Ouvi sobre como ela tinha parido uma agencia de publicidade já que seus quatro filhos eram publicitários (algumas vezes). Ouvi sobre como o youtuber Christian Figueiredo foi parar na sua sala de estar em pleno dia das mães. Ouvi sobre seus encontros com homens desocupados que faziam piadinha sobre sua profissão e queriam saber como faziam para “marcar uma consulta”- nessa, ela deu um fora bem dado e me lançou um sermão de como devemos ser mais assertivos na vida.

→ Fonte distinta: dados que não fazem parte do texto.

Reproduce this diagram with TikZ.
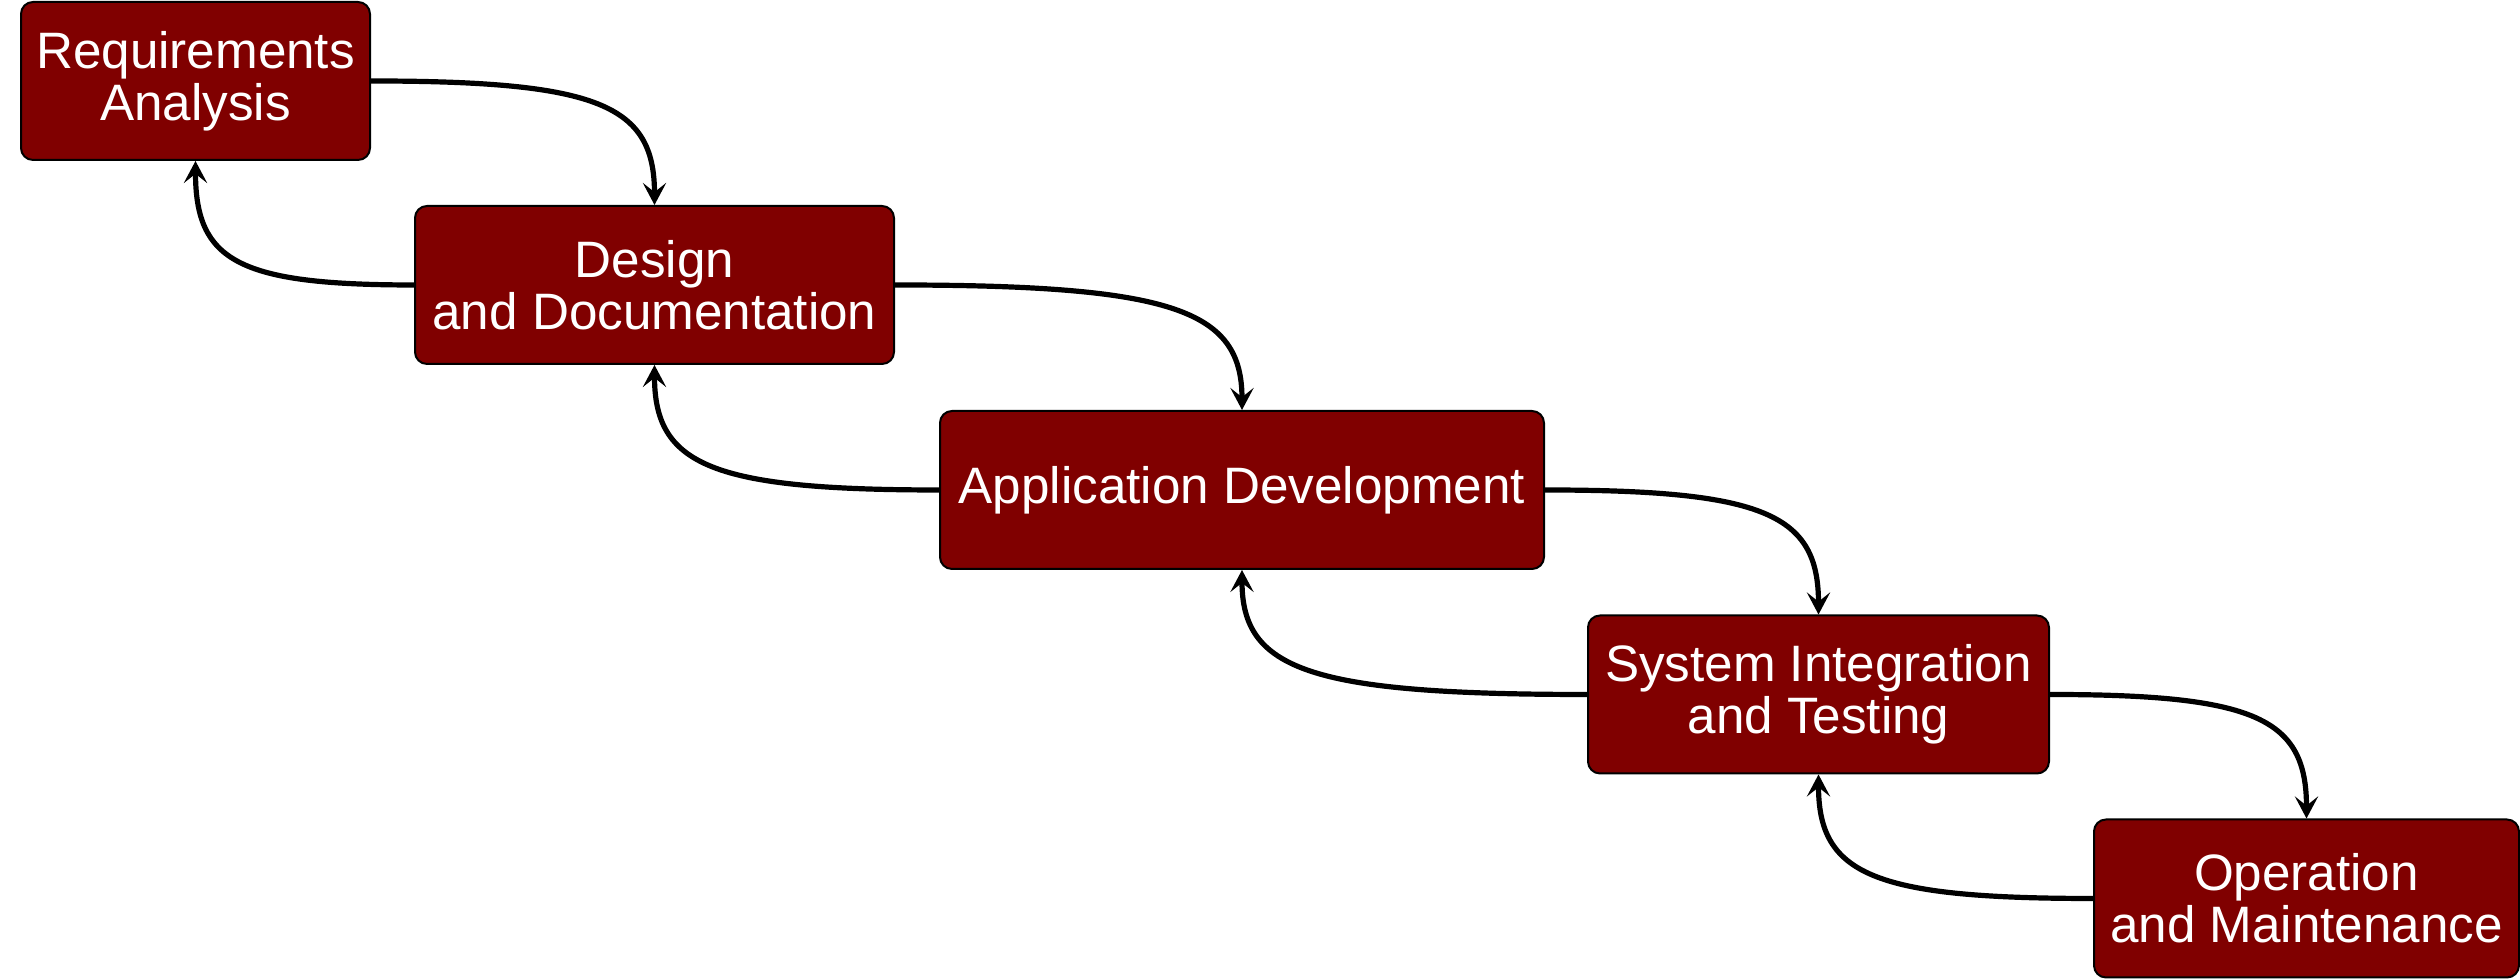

Ouvi também sobre uma paciente dela que parecia uma Barbie, segundo ela, fazia medicina por pura pressão dos pais mas era infeliz. Por não ser algo que queria ser. Ouvi sobre um paciente que sofreu de um trauma com alguém do mesmo sexo e por isso era gay. Ela disse que ele foi abusado sexualmente. Disse que todos os pacientes dela que eram gays, tinham sofrido algum trauma. Por isso eram gays. Porque sofreram algum dano provocado à estrutura mental - trauma. Os pacientes dela sofreram, logo, todos sofreram também.

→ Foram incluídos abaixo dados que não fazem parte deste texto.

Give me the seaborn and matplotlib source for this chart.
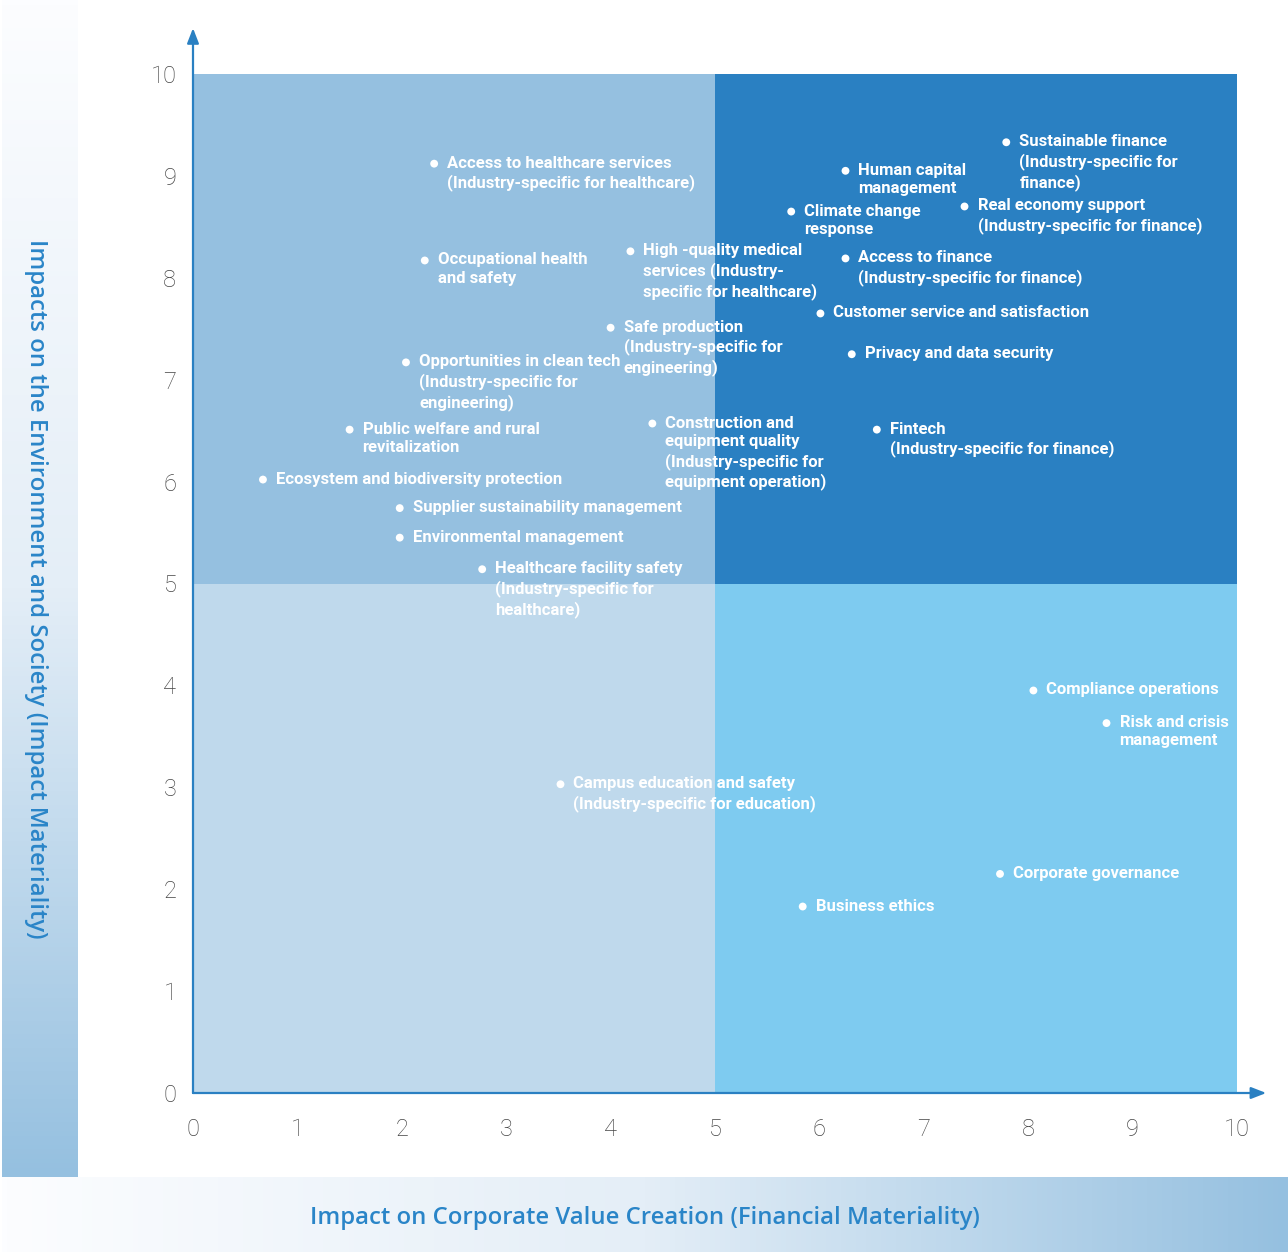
import numpy as np
import pandas as pd
import matplotlib
matplotlib.use("Agg")
import matplotlib.pyplot as plt
import seaborn as sns
from matplotlib.colors import LinearSegmentedColormap

# ----------------------------
# Data
# ----------------------------
topics = [
    "Access to healthcare services\n(Industry-specific for healthcare)",
    "Occupational health\nand safety",
    "Opportunities in clean tech\n(Industry-specific for\nengineering)",
    "Public welfare and rural\nrevitalization",
    "Ecosystem and biodiversity protection",
    "Supplier sustainability management",
    "Environmental management",
    "Healthcare facility safety\n(Industry-specific for\nhealthcare)",
    "Campus education and safety\n(Industry-specific for education)",
    "High -quality medical\nservices (Industry-\nspecific for healthcare)",
    "Safe production\n(Industry-specific for\nengineering)",
    "Construction and\nequipment quality\n(Industry-specific for\nequipment operation)",
    "Human capital\nmanagement",
    "Climate change\nresponse",
    "Sustainable finance\n(Industry-specific for\nfinance)",
    "Real economy support\n(Industry-specific for finance)",
    "Access to finance\n(Industry-specific for finance)",
    "Customer service and satisfaction",
    "Privacy and data security",
    "Fintech\n(Industry-specific for finance)",
    "Compliance operations",
    "Risk and crisis\nmanagement",
    "Corporate governance",
    "Business ethics",
]
financial = [2.31, 2.22, 2.04, 1.50, 0.67, 1.98, 1.98, 2.77, 3.52,
             4.19, 4.00, 4.40, 6.25, 5.73, 7.79, 7.39, 6.25, 6.01,
             6.31, 6.55, 8.05, 8.75, 7.73, 5.84]
impact = [9.12, 8.17, 7.17, 6.51, 6.02, 5.74, 5.45, 5.14, 3.03,
          8.26, 7.51, 6.57, 9.05, 8.65, 9.33, 8.70, 8.19, 7.65,
          7.25, 6.51, 3.95, 3.63, 2.15, 1.83]

ticks = list(range(0, 11))
quad_x = [(0, 5), (5, 10), (0, 5), (5, 10)]
quad_y = [(5, 10), (5, 10), (0, 5), (0, 5)]
quad_colors = ["#95c0e0", "#2a80c2", "#bfd9ec", "#7ecbf0"]

df = pd.DataFrame({"topic": topics, "financial": financial, "impact": impact})

# ----------------------------
# Figure
# ----------------------------
sns.set_style("white")
plt.rcParams['font.family'] = ['Roboto', 'DejaVu Sans']

W, H = 1288, 1252
fig = plt.figure(figsize=(W / 100, H / 100), dpi=100)

band_cmap = LinearSegmentedColormap.from_list("band", ["#fcfdff", "#e4eef7", "#95c0e0"])
label_font = dict(fontsize=17.2, color="#2a85c8", fontweight="semibold",
                  family=["Open Sans", "DejaVu Sans"])

# left gradient band (y label)
ax_l = fig.add_axes([2 / W, 1 - 1177 / H, 76 / W, 1177 / H])
ax_l.imshow(np.linspace(0, 1, 256).reshape(-1, 1), aspect="auto", cmap=band_cmap)
ax_l.set_axis_off()
ax_l.text(0.45, 0.5, "Impacts on the Environment and Society (Impact Materiality)",
          transform=ax_l.transAxes, rotation=-90, ha="center", va="center",
          **label_font)

# bottom gradient band (x label)
ax_b = fig.add_axes([2 / W, 0, 1286 / W, 75 / H])
ax_b.imshow(np.linspace(0, 1, 256).reshape(1, -1), aspect="auto", cmap=band_cmap)
ax_b.set_axis_off()
ax_b.text(643 / 1286, 0.46, "Impact on Corporate Value Creation (Financial Materiality)",
          transform=ax_b.transAxes, ha="center", va="center", **label_font)

# main matrix
ax = fig.add_axes([193 / W, 1 - 1093 / H, 1044 / W, 1019 / H])
for (x0, x1), (y0, y1), c in zip(quad_x, quad_y, quad_colors):
    ax.fill_between([x0, x1], y0, y1, color=c, linewidth=0, zorder=0)

sns.scatterplot(data=df, x="financial", y="impact", ax=ax, color="white",
                s=32, edgecolor="none", zorder=3, legend=False)

for _, r in df.iterrows():
    ax.annotate(r["topic"], (r["financial"], r["impact"]),
                xytext=(13, 8), textcoords="offset pixels",
                ha="left", va="top", color="white", fontsize=12,
                fontweight="bold", linespacing=1.28, zorder=4)

ax.set_xlim(0, 10)
ax.set_ylim(0, 10)
ax.set_xticks(ticks)
ax.set_yticks(ticks)
ax.tick_params(axis="both", length=0, labelsize=17, labelcolor="#444444")
ax.tick_params(axis="x", pad=18)
ax.tick_params(axis="y", pad=12)
for lab in ax.get_xticklabels() + ax.get_yticklabels():
    lab.set_fontweight("light")
ax.set_xlabel("")
ax.set_ylabel("")
for s in ax.spines.values():
    s.set_visible(False)

# axis arrows
ax.annotate("", xy=(0, 1.045), xytext=(0, 0), xycoords="axes fraction",
            arrowprops=dict(arrowstyle="-|>,head_length=0.9,head_width=0.35",
                            color="#2a80c2", lw=1.6, shrinkA=0, shrinkB=0),
            annotation_clip=False)
ax.annotate("", xy=(1.028, 0), xytext=(0, 0), xycoords="axes fraction",
            arrowprops=dict(arrowstyle="-|>,head_length=0.9,head_width=0.35",
                            color="#2a80c2", lw=1.6, shrinkA=0, shrinkB=0),
            annotation_clip=False)

fig.savefig("out.png", dpi=100)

Ouvi, em seguida, que não adiantava “mutilar o corpo”, tirar os seios, se você nasceu XX, será sempre XX - essa, ela soltou enquanto arrumava a pasta com meus exercícios de autoestima para praticar em casa. Pensei naquela pilha de livros na estante, se eram só de enfeite. Como será que ela despertou o interesse por esse estudo para não saber distinguir orientação sexual e identidade de gênero. Qual trauma será que sofreu. Pensei se ela mesma tinha noção de que estava sendo o trauma na vida de alguém. Decidi parar de ouvir.
Na pasta, havia uma folha impressa com a seguinte frase de Freud selecionada por ela: “Antes de diagnosticar a si mesmo com depressão ou baixa auto-estima, primeiro tenha certeza de que você não está, de fato, cercado por idiotas.” E eu realmente estava.